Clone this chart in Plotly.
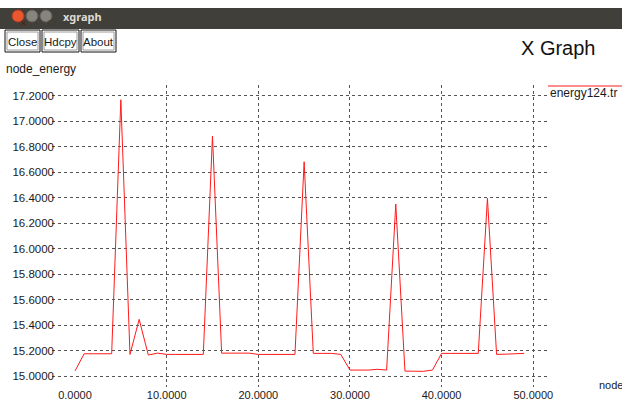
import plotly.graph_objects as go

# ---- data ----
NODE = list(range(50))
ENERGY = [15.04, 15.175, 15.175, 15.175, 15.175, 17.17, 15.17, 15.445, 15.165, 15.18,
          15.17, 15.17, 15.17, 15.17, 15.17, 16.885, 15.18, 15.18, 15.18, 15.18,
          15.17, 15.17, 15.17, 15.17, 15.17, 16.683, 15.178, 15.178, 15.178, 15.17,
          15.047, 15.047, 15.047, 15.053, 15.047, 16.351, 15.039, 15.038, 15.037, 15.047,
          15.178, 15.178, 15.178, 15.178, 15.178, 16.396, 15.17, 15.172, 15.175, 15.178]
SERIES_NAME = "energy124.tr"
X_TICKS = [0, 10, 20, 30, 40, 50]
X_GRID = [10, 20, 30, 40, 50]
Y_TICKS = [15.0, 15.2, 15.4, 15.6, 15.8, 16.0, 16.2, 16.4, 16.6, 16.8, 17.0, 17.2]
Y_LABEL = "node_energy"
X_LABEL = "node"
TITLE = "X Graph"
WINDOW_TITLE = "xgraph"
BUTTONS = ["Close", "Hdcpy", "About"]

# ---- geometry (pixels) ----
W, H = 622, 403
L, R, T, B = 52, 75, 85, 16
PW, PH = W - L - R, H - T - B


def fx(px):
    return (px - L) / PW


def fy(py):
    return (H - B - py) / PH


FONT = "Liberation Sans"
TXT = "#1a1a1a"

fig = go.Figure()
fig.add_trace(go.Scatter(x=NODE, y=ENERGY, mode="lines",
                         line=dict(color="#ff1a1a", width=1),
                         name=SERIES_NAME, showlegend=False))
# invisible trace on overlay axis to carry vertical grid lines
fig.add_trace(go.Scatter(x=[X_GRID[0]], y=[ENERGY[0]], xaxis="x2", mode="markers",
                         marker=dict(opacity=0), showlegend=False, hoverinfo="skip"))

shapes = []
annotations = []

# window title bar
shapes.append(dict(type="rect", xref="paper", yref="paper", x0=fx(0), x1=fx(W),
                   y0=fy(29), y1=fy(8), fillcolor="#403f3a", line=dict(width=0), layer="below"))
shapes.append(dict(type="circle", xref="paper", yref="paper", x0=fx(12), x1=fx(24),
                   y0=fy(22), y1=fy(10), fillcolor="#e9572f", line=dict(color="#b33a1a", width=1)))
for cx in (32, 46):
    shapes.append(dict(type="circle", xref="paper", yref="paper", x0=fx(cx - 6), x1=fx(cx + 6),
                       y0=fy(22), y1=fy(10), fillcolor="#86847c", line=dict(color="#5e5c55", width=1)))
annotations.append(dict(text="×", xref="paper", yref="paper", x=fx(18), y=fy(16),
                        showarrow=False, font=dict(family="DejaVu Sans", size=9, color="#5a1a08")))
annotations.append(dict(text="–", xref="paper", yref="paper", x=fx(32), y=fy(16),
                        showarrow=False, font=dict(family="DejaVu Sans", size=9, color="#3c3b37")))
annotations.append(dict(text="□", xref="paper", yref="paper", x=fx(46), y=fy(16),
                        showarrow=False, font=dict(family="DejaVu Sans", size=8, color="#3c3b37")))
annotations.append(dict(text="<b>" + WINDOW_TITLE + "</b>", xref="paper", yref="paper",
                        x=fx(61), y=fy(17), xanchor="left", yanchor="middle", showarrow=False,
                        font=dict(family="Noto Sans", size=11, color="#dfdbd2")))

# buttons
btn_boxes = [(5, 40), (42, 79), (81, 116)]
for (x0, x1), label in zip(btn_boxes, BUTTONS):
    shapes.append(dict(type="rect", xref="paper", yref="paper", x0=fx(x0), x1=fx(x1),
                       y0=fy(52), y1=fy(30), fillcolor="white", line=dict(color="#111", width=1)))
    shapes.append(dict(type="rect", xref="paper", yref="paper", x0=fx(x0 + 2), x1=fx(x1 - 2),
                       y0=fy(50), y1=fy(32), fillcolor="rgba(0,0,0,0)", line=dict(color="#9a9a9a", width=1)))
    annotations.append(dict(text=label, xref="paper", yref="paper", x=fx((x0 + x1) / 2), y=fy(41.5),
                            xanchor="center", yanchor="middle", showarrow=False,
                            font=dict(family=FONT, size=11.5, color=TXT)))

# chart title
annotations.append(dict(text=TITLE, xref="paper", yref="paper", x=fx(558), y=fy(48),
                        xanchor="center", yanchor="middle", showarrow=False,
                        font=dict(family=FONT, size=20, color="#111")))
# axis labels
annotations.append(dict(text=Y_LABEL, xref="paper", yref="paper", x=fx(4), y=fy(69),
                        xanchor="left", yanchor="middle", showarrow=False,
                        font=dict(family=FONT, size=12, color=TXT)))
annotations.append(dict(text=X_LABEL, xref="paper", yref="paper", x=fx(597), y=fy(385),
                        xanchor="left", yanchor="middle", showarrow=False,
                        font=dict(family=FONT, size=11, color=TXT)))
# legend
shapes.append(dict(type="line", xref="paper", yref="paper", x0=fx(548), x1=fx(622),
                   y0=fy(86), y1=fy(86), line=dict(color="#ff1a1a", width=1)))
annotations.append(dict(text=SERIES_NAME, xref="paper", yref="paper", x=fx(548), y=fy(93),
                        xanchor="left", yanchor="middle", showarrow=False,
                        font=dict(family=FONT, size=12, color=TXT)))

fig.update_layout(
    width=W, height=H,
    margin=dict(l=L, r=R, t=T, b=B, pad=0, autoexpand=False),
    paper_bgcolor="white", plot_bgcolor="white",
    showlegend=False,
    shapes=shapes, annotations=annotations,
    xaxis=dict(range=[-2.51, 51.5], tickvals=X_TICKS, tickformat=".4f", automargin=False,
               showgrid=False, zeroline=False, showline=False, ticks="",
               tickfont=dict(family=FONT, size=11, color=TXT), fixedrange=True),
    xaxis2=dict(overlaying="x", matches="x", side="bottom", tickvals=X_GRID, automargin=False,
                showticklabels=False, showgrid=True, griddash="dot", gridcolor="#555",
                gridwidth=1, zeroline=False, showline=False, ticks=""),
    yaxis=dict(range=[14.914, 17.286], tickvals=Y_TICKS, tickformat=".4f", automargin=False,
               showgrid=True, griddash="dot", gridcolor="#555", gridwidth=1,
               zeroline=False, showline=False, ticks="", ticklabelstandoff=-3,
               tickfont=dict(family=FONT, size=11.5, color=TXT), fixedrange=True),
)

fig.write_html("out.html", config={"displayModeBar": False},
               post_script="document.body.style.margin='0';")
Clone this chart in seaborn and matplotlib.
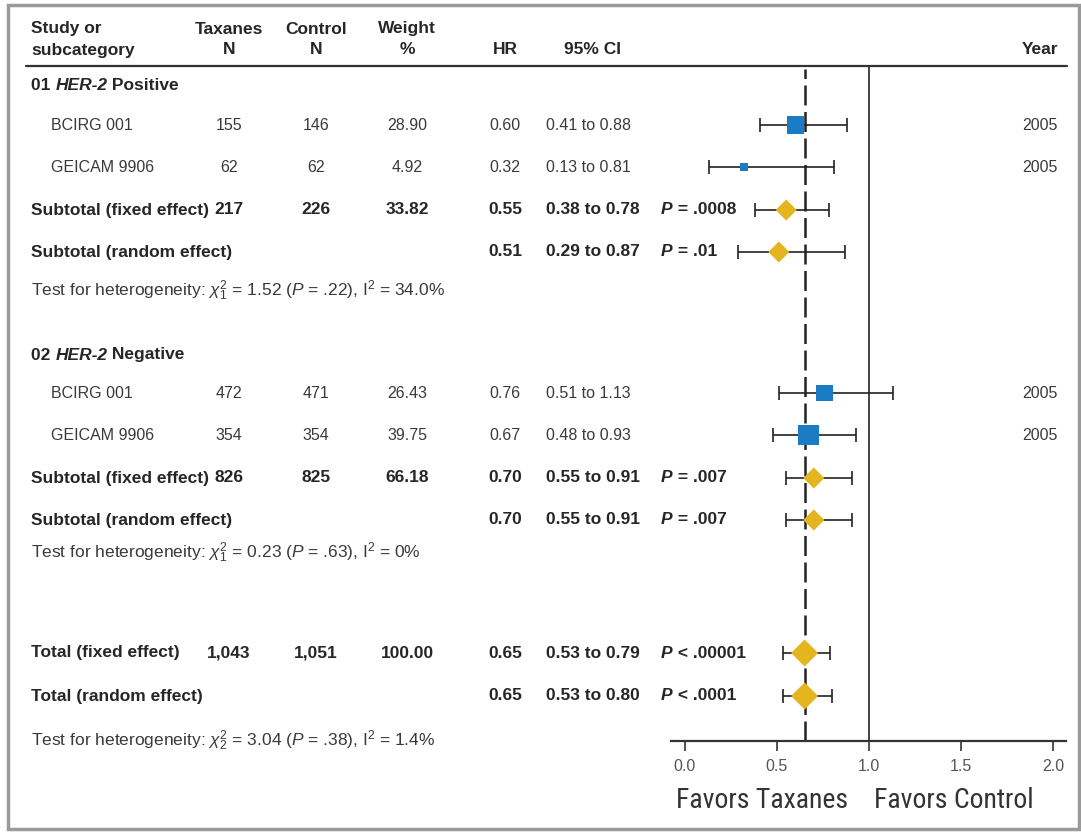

---+---

**Stated goal:** Starting at the first line of the material, output exactly the lines up to and including the one with "annotations = []". Do not include the pictures.

**Written answer:**
Clone this chart in Plotly.
import plotly.graph_objects as go

# ---- data ----
NODE = list(range(50))
ENERGY = [15.04, 15.175, 15.175, 15.175, 15.175, 17.17, 15.17, 15.445, 15.165, 15.18,
          15.17, 15.17, 15.17, 15.17, 15.17, 16.885, 15.18, 15.18, 15.18, 15.18,
          15.17, 15.17, 15.17, 15.17, 15.17, 16.683, 15.178, 15.178, 15.178, 15.17,
          15.047, 15.047, 15.047, 15.053, 15.047, 16.351, 15.039, 15.038, 15.037, 15.047,
          15.178, 15.178, 15.178, 15.178, 15.178, 16.396, 15.17, 15.172, 15.175, 15.178]
SERIES_NAME = "energy124.tr"
X_TICKS = [0, 10, 20, 30, 40, 50]
X_GRID = [10, 20, 30, 40, 50]
Y_TICKS = [15.0, 15.2, 15.4, 15.6, 15.8, 16.0, 16.2, 16.4, 16.6, 16.8, 17.0, 17.2]
Y_LABEL = "node_energy"
X_LABEL = "node"
TITLE = "X Graph"
WINDOW_TITLE = "xgraph"
BUTTONS = ["Close", "Hdcpy", "About"]

# ---- geometry (pixels) ----
W, H = 622, 403
L, R, T, B = 52, 75, 85, 16
PW, PH = W - L - R, H - T - B


def fx(px):
    return (px - L) / PW


def fy(py):
    return (H - B - py) / PH


FONT = "Liberation Sans"
TXT = "#1a1a1a"

fig = go.Figure()
fig.add_trace(go.Scatter(x=NODE, y=ENERGY, mode="lines",
                         line=dict(color="#ff1a1a", width=1),
                         name=SERIES_NAME, showlegend=False))
# invisible trace on overlay axis to carry vertical grid lines
fig.add_trace(go.Scatter(x=[X_GRID[0]], y=[ENERGY[0]], xaxis="x2", mode="markers",
                         marker=dict(opacity=0), showlegend=False, hoverinfo="skip"))

shapes = []
annotations = []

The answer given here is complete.